Have you ever been charged a fee when your debit card was instantly declined for not having a sufficient balance? Probably not, and government banking regulators want to keep it that way.

In its latest move in its campaign against what the Biden administration calls ‘junk fees,’ the Consumer Financial Protection Bureau proposed a rule Wednesday banning banks from charging non-sufficient fund fees on transactions with debit cards, peer-to-peer payments, and other transactions that are instantly processed.
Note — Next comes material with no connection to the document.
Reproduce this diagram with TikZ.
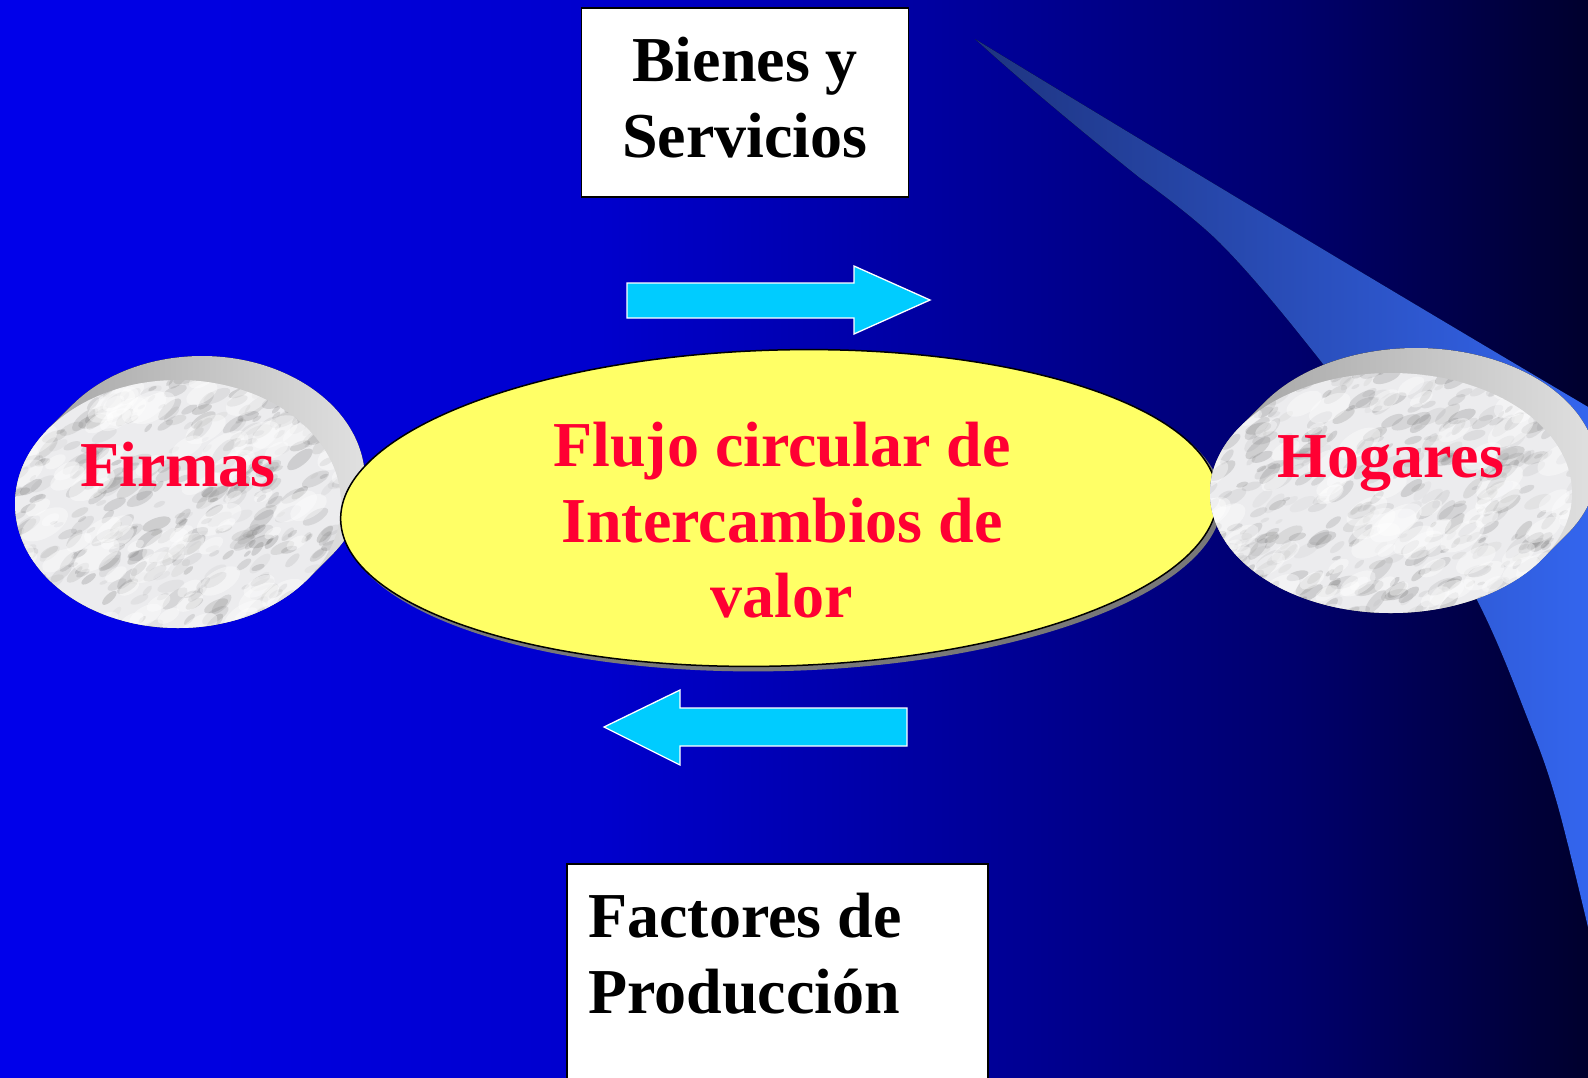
\documentclass[tikz,border=0pt]{standalone}
\usepackage{fontspec}
\setmainfont{Liberation Serif}
\usetikzlibrary{shapes.geometric}
\definecolor{txtred}{RGB}{255,0,51}
\definecolor{arrowcyan}{RGB}{0,204,255}
\definecolor{ellyellow}{RGB}{255,255,102}
\definecolor{bgA}{RGB}{0,0,235}
\definecolor{bgB}{RGB}{0,0,205}
\definecolor{bgC}{RGB}{0,0,160}
\definecolor{bgD}{RGB}{0,0,108}
\definecolor{bgE}{RGB}{0,0,45}
\definecolor{swA}{RGB}{30,52,128}
\definecolor{swB}{RGB}{52,102,240}
\definecolor{rimdark}{RGB}{158,158,158}
\definecolor{rimlight}{RGB}{228,228,228}
\definecolor{marblebase}{RGB}{236,236,238}
\definecolor{shadowgray}{RGB}{120,120,120}
\pgfdeclarehorizontalshading{bgshade}{100bp}{color(0bp)=(bgA); color(25bp)=(bgA); color(43.9bp)=(bgB); color(54.3bp)=(bgC); color(65.9bp)=(bgD); color(75bp)=(bgE); color(100bp)=(bgE)}
\tikzset{
  bigtext/.style={font=\bfseries\fontsize{64}{76}\selectfont, inner sep=0pt},
  blacktext/.style={bigtext, text=black},
  redtext/.style={bigtext, text=txtred},
  whitebox/.style={draw=black, fill=white, line width=1.8pt},
  flowarrow/.style={fill=arrowcyan, draw=white, line width=1.3pt, line join=miter},
  rimstep/.style={left color=rimdark, right color=rimlight, draw=none},
  veins/.style={fill=black!60, draw=none},
}
\begin{document}
\begin{tikzpicture}[x=1pt,y=-1pt]
\useasboundingbox (0,0) rectangle (1588,1077);
\clip (0,0) rectangle (1588,1077);
% background
\shade[shading=bgshade] (0,0) rectangle (1588,1077);
% swoosh
\fill[left color=swA, right color=swB]
  (975,39) .. controls (1170,158) and (1400,296) .. (1600,414)
  -- (1600,945)
  -- plot[smooth, tension=0.6] coordinates {(1591,940) (1557,803) (1527,717) (1477,600) (1400,470) (1312,350) (1220,243) (1140,178)}
  .. controls (1080,130) and (1020,80) .. (975,39)
  -- cycle;
% boxes
\node[whitebox, minimum width=327pt, minimum height=189pt, inner sep=0pt] (topbox) at (745,102.5) {};
\node[blacktext, anchor=base] (bs1) at (745,81) {Bienes y};
\node[blacktext, anchor=base] (bs2) at (745,157) {Servicios};
\draw[whitebox] (567,864) rectangle (988,1090);
\coordinate (botbox) at (777,970);
\node[blacktext, anchor=base west] (fp1) at (588,937) {Factores de};
\node[blacktext, anchor=base west] (fp2) at (588,1013) {Producción};
% arrows
\draw[flowarrow] (627,283) -- (854,283) -- (854,266) -- (930,300) -- (854,334) -- (854,318) -- (627,318) -- cycle;
\draw[flowarrow] (907,708) -- (680,708) -- (680,690) -- (604,727) -- (680,765) -- (680,746) -- (907,746) -- cycle;
\pgfmathsetseed{7}
% Firmas disc
\pgfmathsetmacro{\ta}{atan(124/163)}
\fill[rimstep] ({178+163*cos(\ta)},{504+124*sin(\ta)})
  -- ({202+163*cos(\ta)},{480+124*sin(\ta)})
  arc[start angle=\ta, end angle=\ta-180, x radius=163, y radius=124]
  -- ({178+163*cos(\ta+180)},{504+124*sin(\ta+180)})
  arc[start angle=\ta+180, end angle=\ta, x radius=163, y radius=124] -- cycle;
\begin{scope}
  \clip (178,504) ellipse [x radius=163, y radius=124];
  \fill[marblebase] (10,375) rectangle (345,632);
  \foreach \k in {1,...,420} {
    \pgfmathsetmacro{\bx}{178+170*rand}
    \pgfmathsetmacro{\by}{504+130*rand}
    \pgfmathsetmacro{\br}{2+6*rnd}
    \pgfmathsetmacro{\bo}{0.05+0.18*rnd}
    \pgfmathsetmacro{\ba}{15+35*rnd}
    \fill[veins, opacity=\bo, rotate around={\ba:(\bx,\by)}] (\bx,\by) ellipse [x radius={2*\br}, y radius={0.8*\br}];
  }
  \foreach \k in {1,...,90} {
    \pgfmathsetmacro{\bx}{178+170*rand}
    \pgfmathsetmacro{\by}{504+130*rand}
    \pgfmathsetmacro{\br}{5+10*rnd}
    \fill[white, opacity=0.4, rotate around={30:(\bx,\by)}] (\bx,\by) ellipse [x radius={1.8*\br}, y radius={0.9*\br}];
  }
\end{scope}
\node[redtext, anchor=base] (firmas) at (178,486) {Firmas};
% central ellipse
\fill[shadowgray, rotate around={1.6:(783,512)}] (783,512) ellipse [x radius=439, y radius=159];
\node[ellipse, draw=black, line width=1.5pt, fill=ellyellow, minimum width=877pt, minimum height=316pt, rotate=1.6, inner sep=0pt] (flujo) at (779,508) {};
\node[redtext, anchor=base] (fl1) at (782,466) {Flujo circular de};
\node[redtext, anchor=base] (fl2) at (782,542) {Intercambios de};
\node[redtext, anchor=base] (fl3) at (782,617) {valor};
% Hogares disc
\pgfmathsetmacro{\tb}{atan(120/181)}
\fill[rimstep] ({1391+181*cos(\tb)},{493+120*sin(\tb)})
  -- ({1416+181*cos(\tb)},{468+120*sin(\tb)})
  arc[start angle=\tb, end angle=\tb-180, x radius=181, y radius=120]
  -- ({1391+181*cos(\tb+180)},{493+120*sin(\tb+180)})
  arc[start angle=\tb+180, end angle=\tb, x radius=181, y radius=120] -- cycle;
\begin{scope}
  \clip (1391,493) ellipse [x radius=181, y radius=120];
  \fill[marblebase] (1205,368) rectangle (1578,618);
  \foreach \k in {1,...,460} {
    \pgfmathsetmacro{\bx}{1391+190*rand}
    \pgfmathsetmacro{\by}{493+125*rand}
    \pgfmathsetmacro{\br}{2+6*rnd}
    \pgfmathsetmacro{\bo}{0.05+0.18*rnd}
    \pgfmathsetmacro{\ba}{15+35*rnd}
    \fill[veins, opacity=\bo, rotate around={\ba:(\bx,\by)}] (\bx,\by) ellipse [x radius={2*\br}, y radius={0.8*\br}];
  }
  \foreach \k in {1,...,90} {
    \pgfmathsetmacro{\bx}{1391+190*rand}
    \pgfmathsetmacro{\by}{493+125*rand}
    \pgfmathsetmacro{\br}{5+10*rnd}
    \fill[white, opacity=0.4, rotate around={30:(\bx,\by)}] (\bx,\by) ellipse [x radius={1.8*\br}, y radius={0.9*\br}];
  }
\end{scope}
\node[redtext, anchor=base] (hogares) at (1391,477) {Hogares};
\end{tikzpicture}
\end{document}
For example, charging a fee when a customer attempts to pay $100 for groceries, but the transaction doesn’t go through because they only have $90 in their account.

While banks “almost never” charge such fees according to the CFPB, instead usually charging NSF fees on checks and automatic payments, which can take longer to process, the bureau said it wanted to prevent banks from doing so in the future.

“The CFPB will continue to rid the market of junk fees today and prevent new junk fees from emerging in the future,” bureau director Rohit Chopra said in a prepared statement.

The bureau said such fees, should they be charged, “would constitute an abusive practice under the Consumer Financial Protection Act’s prohibition on unfair, deceptive, or abusive acts or practices.”

The proposal comes on the heels of the bureau’s proposal this month to put a limit as low as $3 on overdraft fees. (Overdraft fees are similar to NSF fees, except in an overdraft, the bank allows the transaction to go through instead of blocking it, leaving the customer with a negative balance.) Last year, the bureau proposed an $8 limit on credit card late fees, a rule that is expected to kick in early in 2024.

Instant payments have become more common as consumers have ditched cash and paper checks for mobile apps and fintech services such as Venmo and PayPal. That trend is likely to continue: Earlier this year, the Federal Reserve launched FedNow, a network that enables banks and credit unions to process instant payments.